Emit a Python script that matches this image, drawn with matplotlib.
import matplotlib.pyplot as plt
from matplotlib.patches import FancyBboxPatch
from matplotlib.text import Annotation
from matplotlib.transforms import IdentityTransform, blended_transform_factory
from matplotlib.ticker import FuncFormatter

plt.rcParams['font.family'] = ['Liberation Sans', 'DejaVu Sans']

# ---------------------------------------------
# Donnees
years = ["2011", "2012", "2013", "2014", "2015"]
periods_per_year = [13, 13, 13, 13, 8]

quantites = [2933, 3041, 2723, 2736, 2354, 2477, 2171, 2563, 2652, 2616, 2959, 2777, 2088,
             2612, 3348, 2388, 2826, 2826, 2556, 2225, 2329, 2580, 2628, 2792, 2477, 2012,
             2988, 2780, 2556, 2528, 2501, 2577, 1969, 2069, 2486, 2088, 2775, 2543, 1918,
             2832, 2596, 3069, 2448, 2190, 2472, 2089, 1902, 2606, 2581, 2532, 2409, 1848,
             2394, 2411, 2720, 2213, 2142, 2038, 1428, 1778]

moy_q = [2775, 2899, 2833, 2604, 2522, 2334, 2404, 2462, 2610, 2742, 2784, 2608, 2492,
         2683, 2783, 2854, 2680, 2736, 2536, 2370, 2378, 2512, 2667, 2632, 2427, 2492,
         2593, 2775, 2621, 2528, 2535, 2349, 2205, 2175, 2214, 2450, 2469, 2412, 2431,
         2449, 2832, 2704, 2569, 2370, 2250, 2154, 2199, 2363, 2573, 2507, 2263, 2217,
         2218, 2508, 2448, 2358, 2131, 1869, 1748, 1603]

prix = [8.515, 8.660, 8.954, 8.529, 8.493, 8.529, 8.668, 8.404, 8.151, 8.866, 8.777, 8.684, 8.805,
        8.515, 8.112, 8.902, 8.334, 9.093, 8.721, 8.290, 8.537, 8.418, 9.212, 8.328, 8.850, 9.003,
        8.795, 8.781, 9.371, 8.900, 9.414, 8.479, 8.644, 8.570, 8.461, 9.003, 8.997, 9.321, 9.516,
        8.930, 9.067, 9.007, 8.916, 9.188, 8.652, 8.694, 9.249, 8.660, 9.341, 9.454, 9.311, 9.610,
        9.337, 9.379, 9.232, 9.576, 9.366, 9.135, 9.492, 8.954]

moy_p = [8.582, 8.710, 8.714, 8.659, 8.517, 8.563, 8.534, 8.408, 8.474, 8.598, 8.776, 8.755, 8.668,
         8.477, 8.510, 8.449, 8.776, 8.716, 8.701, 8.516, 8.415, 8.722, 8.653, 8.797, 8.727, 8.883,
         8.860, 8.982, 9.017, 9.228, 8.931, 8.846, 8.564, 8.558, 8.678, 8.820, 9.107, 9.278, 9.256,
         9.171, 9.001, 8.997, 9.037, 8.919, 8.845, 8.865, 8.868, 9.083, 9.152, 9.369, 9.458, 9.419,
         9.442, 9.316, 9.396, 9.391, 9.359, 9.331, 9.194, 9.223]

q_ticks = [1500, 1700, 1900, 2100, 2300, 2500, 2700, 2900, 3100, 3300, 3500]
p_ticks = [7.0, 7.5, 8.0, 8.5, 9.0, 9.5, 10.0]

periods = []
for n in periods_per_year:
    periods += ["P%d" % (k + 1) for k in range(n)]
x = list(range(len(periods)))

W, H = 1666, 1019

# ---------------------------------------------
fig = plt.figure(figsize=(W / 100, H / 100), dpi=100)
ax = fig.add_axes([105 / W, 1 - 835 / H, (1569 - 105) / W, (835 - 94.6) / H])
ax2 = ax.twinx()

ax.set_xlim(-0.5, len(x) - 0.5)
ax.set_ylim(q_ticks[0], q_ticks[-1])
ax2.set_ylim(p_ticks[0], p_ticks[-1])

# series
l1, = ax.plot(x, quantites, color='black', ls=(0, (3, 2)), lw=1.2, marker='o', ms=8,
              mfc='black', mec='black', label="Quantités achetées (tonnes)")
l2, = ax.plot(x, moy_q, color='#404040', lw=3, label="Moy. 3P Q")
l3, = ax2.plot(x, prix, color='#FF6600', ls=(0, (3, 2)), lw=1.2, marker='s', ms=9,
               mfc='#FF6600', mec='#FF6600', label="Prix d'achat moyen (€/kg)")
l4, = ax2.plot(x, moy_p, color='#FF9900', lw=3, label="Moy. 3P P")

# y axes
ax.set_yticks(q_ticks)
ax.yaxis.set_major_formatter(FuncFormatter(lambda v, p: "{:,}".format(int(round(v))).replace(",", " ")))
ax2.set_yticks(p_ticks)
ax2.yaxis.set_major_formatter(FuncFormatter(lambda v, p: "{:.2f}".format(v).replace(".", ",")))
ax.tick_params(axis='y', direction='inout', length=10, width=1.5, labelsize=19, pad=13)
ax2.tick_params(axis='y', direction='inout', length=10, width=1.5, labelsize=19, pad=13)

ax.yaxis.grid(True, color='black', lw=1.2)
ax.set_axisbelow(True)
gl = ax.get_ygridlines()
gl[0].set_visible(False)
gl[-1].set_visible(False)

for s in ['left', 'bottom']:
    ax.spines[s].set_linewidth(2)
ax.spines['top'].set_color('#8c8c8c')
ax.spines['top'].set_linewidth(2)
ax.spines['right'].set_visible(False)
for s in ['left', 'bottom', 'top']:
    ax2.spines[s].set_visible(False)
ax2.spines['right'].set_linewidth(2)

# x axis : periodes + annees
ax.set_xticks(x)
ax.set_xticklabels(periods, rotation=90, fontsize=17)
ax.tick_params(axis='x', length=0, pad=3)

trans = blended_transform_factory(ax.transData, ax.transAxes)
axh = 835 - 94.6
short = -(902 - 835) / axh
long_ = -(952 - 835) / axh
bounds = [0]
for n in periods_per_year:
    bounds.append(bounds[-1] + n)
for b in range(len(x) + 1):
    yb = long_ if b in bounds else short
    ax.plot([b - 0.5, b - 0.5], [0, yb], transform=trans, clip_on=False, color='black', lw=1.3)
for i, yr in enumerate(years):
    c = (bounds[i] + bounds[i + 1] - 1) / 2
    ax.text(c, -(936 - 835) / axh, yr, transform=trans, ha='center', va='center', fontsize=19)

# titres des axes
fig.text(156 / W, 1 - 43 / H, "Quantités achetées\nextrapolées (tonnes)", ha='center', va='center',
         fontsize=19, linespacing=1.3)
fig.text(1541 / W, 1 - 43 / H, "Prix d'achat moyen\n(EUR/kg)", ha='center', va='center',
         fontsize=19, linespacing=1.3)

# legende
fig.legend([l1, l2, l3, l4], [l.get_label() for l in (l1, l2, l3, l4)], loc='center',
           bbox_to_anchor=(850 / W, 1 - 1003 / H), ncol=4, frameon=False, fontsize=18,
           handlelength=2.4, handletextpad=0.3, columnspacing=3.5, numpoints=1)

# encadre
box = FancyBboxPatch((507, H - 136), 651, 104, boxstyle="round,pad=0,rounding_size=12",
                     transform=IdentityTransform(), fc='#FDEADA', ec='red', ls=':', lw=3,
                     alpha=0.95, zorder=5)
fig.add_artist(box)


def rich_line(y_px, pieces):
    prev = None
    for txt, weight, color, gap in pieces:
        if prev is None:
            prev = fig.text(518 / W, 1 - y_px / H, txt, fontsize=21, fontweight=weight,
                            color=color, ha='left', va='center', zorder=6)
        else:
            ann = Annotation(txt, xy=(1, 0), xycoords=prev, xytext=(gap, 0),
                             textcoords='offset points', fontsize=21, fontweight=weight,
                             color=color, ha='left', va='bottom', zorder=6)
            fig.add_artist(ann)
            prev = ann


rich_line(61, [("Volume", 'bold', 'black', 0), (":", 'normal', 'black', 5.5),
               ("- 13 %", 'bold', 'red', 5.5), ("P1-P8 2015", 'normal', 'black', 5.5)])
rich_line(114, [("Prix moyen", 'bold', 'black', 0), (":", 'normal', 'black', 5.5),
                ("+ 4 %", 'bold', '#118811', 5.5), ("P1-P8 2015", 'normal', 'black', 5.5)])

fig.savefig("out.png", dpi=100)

:: Requirement ::
Only the lines from the beginning of the material to the line containing "2218, 2508, 2448, 2358, 2131, 1869, 1748, 1603]" should be echoed, verbatim and in full.

:: In response ::
Emit a Python script that matches this image, drawn with matplotlib.
import matplotlib.pyplot as plt
from matplotlib.patches import FancyBboxPatch
from matplotlib.text import Annotation
from matplotlib.transforms import IdentityTransform, blended_transform_factory
from matplotlib.ticker import FuncFormatter

plt.rcParams['font.family'] = ['Liberation Sans', 'DejaVu Sans']

# ---------------------------------------------
# Donnees
years = ["2011", "2012", "2013", "2014", "2015"]
periods_per_year = [13, 13, 13, 13, 8]

quantites = [2933, 3041, 2723, 2736, 2354, 2477, 2171, 2563, 2652, 2616, 2959, 2777, 2088,
             2612, 3348, 2388, 2826, 2826, 2556, 2225, 2329, 2580, 2628, 2792, 2477, 2012,
             2988, 2780, 2556, 2528, 2501, 2577, 1969, 2069, 2486, 2088, 2775, 2543, 1918,
             2832, 2596, 3069, 2448, 2190, 2472, 2089, 1902, 2606, 2581, 2532, 2409, 1848,
             2394, 2411, 2720, 2213, 2142, 2038, 1428, 1778]

moy_q = [2775, 2899, 2833, 2604, 2522, 2334, 2404, 2462, 2610, 2742, 2784, 2608, 2492,
         2683, 2783, 2854, 2680, 2736, 2536, 2370, 2378, 2512, 2667, 2632, 2427, 2492,
         2593, 2775, 2621, 2528, 2535, 2349, 2205, 2175, 2214, 2450, 2469, 2412, 2431,
         2449, 2832, 2704, 2569, 2370, 2250, 2154, 2199, 2363, 2573, 2507, 2263, 2217,
         2218, 2508, 2448, 2358, 2131, 1869, 1748, 1603]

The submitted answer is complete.